> [Task directions]
Reproduce the listing below from the line with "Generate a Python" to the line with "import pandas as pd", both lines included, character for character, minus any pictures.

Charts and diagrams as code
-- Start --

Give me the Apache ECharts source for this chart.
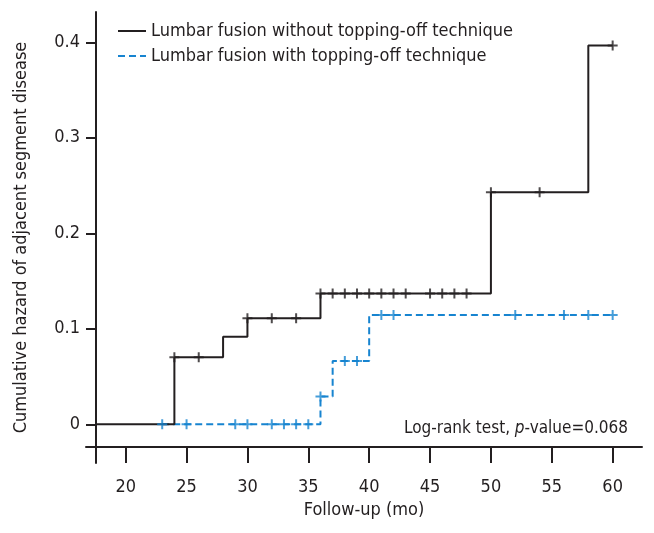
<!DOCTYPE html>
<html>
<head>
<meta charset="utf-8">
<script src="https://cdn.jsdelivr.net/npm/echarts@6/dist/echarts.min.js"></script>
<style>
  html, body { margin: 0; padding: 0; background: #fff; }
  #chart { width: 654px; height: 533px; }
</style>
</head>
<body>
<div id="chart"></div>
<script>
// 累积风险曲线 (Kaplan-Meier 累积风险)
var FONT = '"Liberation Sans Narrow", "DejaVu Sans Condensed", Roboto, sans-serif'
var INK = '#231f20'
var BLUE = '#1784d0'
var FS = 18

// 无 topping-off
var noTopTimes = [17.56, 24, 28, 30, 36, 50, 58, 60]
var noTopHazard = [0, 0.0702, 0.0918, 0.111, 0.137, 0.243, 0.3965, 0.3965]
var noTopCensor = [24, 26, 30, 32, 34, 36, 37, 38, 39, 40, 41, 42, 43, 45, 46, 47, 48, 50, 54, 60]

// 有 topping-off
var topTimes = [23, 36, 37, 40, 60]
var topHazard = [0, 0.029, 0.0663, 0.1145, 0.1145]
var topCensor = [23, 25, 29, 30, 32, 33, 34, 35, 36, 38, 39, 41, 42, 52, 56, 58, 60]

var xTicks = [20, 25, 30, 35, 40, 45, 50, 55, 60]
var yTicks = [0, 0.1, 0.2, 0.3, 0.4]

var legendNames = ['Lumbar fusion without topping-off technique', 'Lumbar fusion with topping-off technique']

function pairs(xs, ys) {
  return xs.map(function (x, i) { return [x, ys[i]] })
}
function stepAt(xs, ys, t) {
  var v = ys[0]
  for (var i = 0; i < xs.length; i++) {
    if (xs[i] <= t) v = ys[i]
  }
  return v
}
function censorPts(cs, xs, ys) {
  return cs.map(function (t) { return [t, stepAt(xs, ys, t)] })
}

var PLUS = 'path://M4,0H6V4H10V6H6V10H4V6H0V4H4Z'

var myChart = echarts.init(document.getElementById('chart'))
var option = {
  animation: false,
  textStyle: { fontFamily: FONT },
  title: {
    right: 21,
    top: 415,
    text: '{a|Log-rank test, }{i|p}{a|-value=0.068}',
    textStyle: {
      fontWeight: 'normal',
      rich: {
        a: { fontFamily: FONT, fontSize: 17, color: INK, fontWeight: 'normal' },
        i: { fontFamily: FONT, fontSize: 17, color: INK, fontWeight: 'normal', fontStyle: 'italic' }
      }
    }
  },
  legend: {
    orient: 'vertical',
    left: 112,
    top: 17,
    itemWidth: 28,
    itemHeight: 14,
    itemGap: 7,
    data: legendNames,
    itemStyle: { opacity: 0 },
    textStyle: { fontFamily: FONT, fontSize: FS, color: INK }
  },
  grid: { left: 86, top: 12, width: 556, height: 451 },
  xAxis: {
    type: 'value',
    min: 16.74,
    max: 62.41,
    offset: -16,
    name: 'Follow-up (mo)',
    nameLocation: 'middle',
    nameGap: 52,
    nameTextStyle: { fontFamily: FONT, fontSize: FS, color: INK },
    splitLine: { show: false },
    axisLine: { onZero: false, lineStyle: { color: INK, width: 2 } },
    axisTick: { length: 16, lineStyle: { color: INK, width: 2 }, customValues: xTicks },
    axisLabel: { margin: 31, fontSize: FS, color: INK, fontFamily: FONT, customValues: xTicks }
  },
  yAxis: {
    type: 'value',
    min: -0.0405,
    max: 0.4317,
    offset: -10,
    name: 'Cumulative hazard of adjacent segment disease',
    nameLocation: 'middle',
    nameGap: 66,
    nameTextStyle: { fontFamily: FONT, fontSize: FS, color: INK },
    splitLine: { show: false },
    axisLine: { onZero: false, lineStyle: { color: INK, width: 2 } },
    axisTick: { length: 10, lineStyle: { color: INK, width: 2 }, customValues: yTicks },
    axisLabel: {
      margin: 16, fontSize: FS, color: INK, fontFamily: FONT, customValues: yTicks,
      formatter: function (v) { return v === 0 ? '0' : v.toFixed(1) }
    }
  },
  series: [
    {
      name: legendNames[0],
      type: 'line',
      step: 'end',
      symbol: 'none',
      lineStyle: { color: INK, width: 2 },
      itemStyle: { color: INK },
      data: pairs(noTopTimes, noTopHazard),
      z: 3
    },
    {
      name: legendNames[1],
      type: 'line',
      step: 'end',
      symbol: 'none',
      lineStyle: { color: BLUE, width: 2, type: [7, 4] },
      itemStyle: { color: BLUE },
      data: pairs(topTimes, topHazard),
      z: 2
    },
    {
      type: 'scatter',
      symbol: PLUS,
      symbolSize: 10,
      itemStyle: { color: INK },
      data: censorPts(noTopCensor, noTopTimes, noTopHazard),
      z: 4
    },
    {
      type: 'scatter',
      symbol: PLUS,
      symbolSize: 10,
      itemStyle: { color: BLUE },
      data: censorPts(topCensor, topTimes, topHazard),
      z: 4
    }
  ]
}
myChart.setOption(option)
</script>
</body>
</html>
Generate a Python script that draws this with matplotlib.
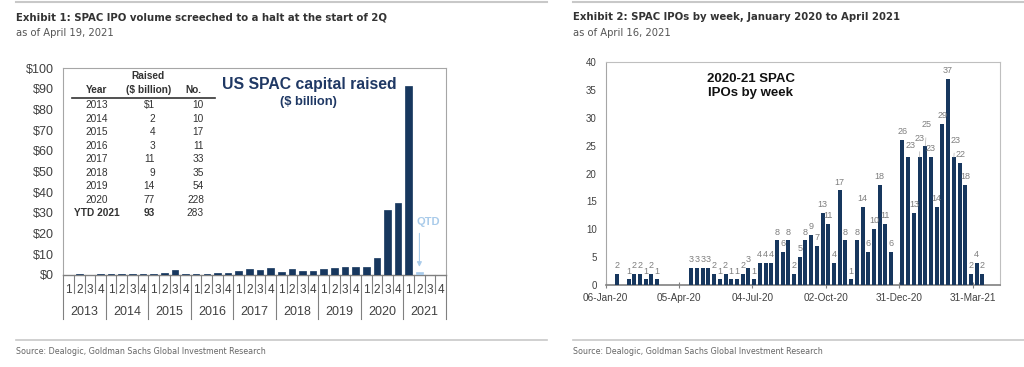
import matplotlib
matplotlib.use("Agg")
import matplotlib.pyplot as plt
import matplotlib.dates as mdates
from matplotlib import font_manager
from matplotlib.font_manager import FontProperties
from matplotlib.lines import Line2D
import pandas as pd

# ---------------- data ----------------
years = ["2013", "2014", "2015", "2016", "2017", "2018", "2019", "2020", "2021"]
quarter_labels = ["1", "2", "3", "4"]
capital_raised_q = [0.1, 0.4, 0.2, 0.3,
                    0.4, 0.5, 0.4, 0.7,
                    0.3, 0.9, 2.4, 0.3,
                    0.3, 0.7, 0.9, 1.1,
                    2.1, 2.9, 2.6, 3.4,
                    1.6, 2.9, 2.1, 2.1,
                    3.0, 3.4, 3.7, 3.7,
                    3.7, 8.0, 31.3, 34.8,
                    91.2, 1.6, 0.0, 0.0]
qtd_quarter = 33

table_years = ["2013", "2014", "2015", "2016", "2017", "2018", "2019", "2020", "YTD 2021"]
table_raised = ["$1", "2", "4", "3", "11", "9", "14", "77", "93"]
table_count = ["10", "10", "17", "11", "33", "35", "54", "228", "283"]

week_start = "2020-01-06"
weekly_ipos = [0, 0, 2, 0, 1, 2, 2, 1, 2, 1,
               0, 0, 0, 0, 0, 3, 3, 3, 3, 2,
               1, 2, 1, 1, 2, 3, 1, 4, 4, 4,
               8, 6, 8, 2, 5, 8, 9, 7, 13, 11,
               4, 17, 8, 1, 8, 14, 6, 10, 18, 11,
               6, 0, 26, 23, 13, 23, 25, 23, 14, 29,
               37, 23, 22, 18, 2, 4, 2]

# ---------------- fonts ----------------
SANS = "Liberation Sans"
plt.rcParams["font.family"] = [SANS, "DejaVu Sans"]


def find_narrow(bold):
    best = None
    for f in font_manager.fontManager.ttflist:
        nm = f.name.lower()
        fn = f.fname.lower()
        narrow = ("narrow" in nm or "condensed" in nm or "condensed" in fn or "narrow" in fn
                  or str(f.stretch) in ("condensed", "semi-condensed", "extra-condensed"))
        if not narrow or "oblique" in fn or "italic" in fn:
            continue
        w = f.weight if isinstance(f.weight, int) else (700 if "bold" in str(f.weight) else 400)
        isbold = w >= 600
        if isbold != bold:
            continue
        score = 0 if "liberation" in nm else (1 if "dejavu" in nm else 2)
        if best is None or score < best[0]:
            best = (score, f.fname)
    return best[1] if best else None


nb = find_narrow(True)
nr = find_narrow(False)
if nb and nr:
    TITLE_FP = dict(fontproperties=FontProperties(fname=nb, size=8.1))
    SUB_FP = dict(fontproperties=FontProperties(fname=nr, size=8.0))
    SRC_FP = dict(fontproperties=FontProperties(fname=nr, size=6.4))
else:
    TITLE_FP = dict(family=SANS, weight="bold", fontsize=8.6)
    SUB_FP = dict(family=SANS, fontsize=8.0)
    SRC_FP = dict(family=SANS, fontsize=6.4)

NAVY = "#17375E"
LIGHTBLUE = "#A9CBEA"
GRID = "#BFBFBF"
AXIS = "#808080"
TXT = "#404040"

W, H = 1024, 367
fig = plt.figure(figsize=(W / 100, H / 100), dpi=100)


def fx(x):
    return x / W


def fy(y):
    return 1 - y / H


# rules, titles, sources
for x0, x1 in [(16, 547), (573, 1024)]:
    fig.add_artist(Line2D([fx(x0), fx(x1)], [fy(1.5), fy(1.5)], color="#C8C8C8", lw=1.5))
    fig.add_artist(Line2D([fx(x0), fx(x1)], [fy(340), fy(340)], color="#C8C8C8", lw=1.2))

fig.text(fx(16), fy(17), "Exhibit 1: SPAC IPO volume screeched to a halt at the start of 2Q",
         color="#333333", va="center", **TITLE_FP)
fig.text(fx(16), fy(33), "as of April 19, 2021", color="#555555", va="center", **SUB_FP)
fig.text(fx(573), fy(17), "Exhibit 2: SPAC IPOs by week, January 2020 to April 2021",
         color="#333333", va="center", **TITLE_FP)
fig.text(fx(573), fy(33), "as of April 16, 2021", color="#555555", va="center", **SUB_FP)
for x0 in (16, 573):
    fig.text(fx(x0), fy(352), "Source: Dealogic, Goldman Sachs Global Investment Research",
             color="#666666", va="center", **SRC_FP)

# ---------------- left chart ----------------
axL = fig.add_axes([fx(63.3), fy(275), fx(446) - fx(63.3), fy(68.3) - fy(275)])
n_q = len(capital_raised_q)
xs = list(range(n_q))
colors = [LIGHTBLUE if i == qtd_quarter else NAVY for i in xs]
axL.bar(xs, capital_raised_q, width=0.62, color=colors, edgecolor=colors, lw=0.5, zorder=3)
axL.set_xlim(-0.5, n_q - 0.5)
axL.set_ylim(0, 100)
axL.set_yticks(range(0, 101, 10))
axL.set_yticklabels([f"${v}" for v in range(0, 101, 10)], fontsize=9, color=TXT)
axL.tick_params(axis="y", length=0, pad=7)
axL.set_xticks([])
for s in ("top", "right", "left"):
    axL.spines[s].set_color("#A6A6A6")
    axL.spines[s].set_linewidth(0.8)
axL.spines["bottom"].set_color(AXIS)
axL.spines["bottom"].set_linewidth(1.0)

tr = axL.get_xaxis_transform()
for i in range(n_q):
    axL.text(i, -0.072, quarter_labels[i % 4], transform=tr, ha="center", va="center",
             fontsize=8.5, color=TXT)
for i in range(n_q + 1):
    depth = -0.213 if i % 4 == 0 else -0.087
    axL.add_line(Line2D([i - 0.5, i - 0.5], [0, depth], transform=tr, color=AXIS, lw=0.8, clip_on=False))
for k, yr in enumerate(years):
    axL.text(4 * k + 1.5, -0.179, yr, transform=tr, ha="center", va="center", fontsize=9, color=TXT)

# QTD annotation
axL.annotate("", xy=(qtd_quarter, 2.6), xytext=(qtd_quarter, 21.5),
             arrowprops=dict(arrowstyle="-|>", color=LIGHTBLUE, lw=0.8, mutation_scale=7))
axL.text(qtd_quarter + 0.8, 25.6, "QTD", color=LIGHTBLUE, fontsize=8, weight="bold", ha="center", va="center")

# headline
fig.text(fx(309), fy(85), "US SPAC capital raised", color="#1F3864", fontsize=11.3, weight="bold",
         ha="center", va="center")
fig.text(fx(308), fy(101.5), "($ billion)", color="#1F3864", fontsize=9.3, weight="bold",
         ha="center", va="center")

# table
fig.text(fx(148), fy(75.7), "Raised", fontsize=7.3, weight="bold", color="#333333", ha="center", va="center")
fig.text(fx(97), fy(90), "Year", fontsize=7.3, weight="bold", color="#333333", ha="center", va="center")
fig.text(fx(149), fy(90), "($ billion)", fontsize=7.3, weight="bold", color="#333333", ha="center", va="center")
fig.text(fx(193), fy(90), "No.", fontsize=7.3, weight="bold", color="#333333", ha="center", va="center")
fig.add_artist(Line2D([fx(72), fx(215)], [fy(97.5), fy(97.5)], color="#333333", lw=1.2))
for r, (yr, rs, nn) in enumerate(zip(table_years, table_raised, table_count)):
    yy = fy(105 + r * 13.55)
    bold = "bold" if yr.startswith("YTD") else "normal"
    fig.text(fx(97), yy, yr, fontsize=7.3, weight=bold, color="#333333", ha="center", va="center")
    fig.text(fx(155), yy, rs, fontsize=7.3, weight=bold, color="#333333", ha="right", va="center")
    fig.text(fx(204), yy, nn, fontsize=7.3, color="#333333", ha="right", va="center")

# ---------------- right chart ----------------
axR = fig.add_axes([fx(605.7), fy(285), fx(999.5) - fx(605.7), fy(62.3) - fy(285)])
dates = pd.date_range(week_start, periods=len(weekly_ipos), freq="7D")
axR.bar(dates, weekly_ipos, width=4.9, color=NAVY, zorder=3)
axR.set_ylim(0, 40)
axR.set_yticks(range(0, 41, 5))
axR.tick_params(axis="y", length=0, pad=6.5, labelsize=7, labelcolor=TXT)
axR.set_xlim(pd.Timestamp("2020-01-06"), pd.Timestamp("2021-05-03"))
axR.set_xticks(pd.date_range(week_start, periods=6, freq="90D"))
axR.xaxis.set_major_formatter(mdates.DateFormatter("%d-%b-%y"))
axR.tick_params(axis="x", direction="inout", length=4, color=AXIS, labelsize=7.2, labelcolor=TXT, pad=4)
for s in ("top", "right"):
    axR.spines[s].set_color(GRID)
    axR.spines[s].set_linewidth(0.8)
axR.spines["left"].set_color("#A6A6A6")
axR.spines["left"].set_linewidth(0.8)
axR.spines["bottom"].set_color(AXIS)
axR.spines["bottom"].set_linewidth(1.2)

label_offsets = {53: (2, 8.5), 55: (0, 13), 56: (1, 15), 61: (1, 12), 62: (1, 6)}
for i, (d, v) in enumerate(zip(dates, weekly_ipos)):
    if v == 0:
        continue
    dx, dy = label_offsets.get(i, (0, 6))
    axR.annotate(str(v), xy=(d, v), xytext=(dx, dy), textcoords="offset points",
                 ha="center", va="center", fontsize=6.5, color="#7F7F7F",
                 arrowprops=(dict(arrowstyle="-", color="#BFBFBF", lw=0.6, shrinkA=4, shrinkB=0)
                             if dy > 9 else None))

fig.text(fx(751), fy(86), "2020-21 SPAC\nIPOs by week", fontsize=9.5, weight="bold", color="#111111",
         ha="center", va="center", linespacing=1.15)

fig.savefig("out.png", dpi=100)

-- End --

> [The solution]
Generate a Python script that draws this with matplotlib.
import matplotlib
matplotlib.use("Agg")
import matplotlib.pyplot as plt
import matplotlib.dates as mdates
from matplotlib import font_manager
from matplotlib.font_manager import FontProperties
from matplotlib.lines import Line2D
import pandas as pd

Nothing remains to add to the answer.